→ **Exercise brief**: Make an exact transcription of the material, leaving out all images.
__________
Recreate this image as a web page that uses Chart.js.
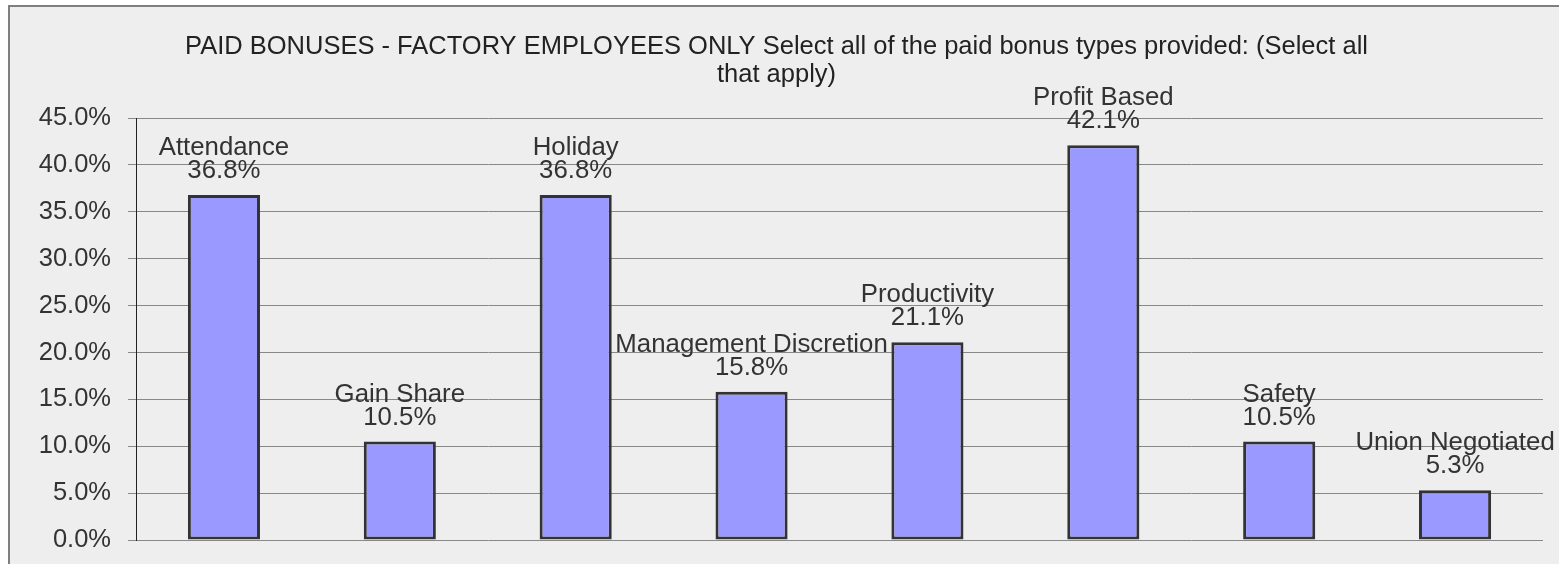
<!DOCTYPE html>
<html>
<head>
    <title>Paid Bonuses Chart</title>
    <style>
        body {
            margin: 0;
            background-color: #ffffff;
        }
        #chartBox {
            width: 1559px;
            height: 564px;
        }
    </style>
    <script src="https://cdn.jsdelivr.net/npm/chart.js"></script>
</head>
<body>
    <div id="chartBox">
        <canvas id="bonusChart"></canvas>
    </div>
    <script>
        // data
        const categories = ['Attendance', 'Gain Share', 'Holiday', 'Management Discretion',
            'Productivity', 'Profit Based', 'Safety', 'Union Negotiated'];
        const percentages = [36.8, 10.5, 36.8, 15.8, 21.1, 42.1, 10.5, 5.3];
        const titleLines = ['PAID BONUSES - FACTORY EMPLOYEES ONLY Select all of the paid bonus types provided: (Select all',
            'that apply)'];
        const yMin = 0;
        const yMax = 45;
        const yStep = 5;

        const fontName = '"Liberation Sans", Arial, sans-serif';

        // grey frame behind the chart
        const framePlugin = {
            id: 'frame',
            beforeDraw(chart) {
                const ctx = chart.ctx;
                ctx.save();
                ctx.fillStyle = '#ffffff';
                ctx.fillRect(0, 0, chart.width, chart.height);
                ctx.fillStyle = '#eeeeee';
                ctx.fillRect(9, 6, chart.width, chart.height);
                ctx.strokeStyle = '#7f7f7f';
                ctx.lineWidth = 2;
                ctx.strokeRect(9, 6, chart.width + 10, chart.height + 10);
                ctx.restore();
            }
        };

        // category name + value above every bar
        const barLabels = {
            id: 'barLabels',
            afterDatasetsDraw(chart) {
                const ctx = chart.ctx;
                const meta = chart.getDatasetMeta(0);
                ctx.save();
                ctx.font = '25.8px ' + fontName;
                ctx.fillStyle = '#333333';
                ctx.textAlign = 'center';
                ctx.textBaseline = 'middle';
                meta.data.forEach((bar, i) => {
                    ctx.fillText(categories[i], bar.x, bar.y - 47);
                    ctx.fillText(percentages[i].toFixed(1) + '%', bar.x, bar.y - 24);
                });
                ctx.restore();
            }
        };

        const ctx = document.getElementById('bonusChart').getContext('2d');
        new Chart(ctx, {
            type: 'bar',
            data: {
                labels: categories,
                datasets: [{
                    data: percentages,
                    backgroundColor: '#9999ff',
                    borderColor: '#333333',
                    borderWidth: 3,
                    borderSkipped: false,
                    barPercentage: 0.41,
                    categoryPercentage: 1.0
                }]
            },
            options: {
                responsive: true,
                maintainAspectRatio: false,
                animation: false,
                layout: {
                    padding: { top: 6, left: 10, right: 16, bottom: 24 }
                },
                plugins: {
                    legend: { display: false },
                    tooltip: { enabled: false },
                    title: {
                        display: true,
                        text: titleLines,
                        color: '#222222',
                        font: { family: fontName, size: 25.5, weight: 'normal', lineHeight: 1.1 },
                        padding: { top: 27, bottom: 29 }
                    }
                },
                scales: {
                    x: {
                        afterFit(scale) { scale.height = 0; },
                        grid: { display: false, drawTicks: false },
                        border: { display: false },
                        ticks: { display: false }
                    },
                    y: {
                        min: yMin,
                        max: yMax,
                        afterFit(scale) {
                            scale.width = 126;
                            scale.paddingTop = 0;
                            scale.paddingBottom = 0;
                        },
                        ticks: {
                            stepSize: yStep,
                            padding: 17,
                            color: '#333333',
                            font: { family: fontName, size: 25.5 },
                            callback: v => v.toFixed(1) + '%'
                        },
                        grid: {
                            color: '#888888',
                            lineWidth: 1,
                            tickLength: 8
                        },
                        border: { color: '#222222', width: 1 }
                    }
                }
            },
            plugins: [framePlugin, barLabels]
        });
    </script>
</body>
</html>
__________
→ **Exercise solution**:
Recreate this image as a web page that uses Chart.js.
<!DOCTYPE html>
<html>
<head>
    <title>Paid Bonuses Chart</title>
    <style>
        body {
            margin: 0;
            background-color: #ffffff;
        }
        #chartBox {
            width: 1559px;
            height: 564px;
        }
    </style>
    <script src="https://cdn.jsdelivr.net/npm/chart.js"></script>
</head>
<body>
    <div id="chartBox">
        <canvas id="bonusChart"></canvas>
    </div>
    <script>
        // data
        const categories = ['Attendance', 'Gain Share', 'Holiday', 'Management Discretion',
            'Productivity', 'Profit Based', 'Safety', 'Union Negotiated'];
        const percentages = [36.8, 10.5, 36.8, 15.8, 21.1, 42.1, 10.5, 5.3];
        const titleLines = ['PAID BONUSES - FACTORY EMPLOYEES ONLY Select all of the paid bonus types provided: (Select all',
            'that apply)'];
        const yMin = 0;
        const yMax = 45;
        const yStep = 5;

        const fontName = '"Liberation Sans", Arial, sans-serif';

        // grey frame behind the chart
        const framePlugin = {
            id: 'frame',
            beforeDraw(chart) {
                const ctx = chart.ctx;
                ctx.save();
                ctx.fillStyle = '#ffffff';
                ctx.fillRect(0, 0, chart.width, chart.height);
                ctx.fillStyle = '#eeeeee';
                ctx.fillRect(9, 6, chart.width, chart.height);
                ctx.strokeStyle = '#7f7f7f';
                ctx.lineWidth = 2;
                ctx.strokeRect(9, 6, chart.width + 10, chart.height + 10);
                ctx.restore();
            }
        };

        // category name + value above every bar
        const barLabels = {
            id: 'barLabels',
            afterDatasetsDraw(chart) {
                const ctx = chart.ctx;
                const meta = chart.getDatasetMeta(0);
                ctx.save();
                ctx.font = '25.8px ' + fontName;
                ctx.fillStyle = '#333333';
                ctx.textAlign = 'center';
                ctx.textBaseline = 'middle';
                meta.data.forEach((bar, i) => {
                    ctx.fillText(categories[i], bar.x, bar.y - 47);
                    ctx.fillText(percentages[i].toFixed(1) + '%', bar.x, bar.y - 24);
                });
                ctx.restore();
            }
        };

        const ctx = document.getElementById('bonusChart').getContext('2d');
        new Chart(ctx, {
            type: 'bar',
            data: {
                labels: categories,
                datasets: [{
                    data: percentages,
                    backgroundColor: '#9999ff',
                    borderColor: '#333333',
                    borderWidth: 3,
                    borderSkipped: false,
                    barPercentage: 0.41,
                    categoryPercentage: 1.0
                }]
            },
            options: {
                responsive: true,
                maintainAspectRatio: false,
                animation: false,
                layout: {
                    padding: { top: 6, left: 10, right: 16, bottom: 24 }
                },
                plugins: {
                    legend: { display: false },
                    tooltip: { enabled: false },
                    title: {
                        display: true,
                        text: titleLines,
                        color: '#222222',
                        font: { family: fontName, size: 25.5, weight: 'normal', lineHeight: 1.1 },
                        padding: { top: 27, bottom: 29 }
                    }
                },
                scales: {
                    x: {
                        afterFit(scale) { scale.height = 0; },
                        grid: { display: false, drawTicks: false },
                        border: { display: false },
                        ticks: { display: false }
                    },
                    y: {
                        min: yMin,
                        max: yMax,
                        afterFit(scale) {
                            scale.width = 126;
                            scale.paddingTop = 0;
                            scale.paddingBottom = 0;
                        },
                        ticks: {
                            stepSize: yStep,
                            padding: 17,
                            color: '#333333',
                            font: { family: fontName, size: 25.5 },
                            callback: v => v.toFixed(1) + '%'
                        },
                        grid: {
                            color: '#888888',
                            lineWidth: 1,
                            tickLength: 8
                        },
                        border: { color: '#222222', width: 1 }
                    }
                }
            },
            plugins: [framePlugin, barLabels]
        });
    </script>
</body>
</html>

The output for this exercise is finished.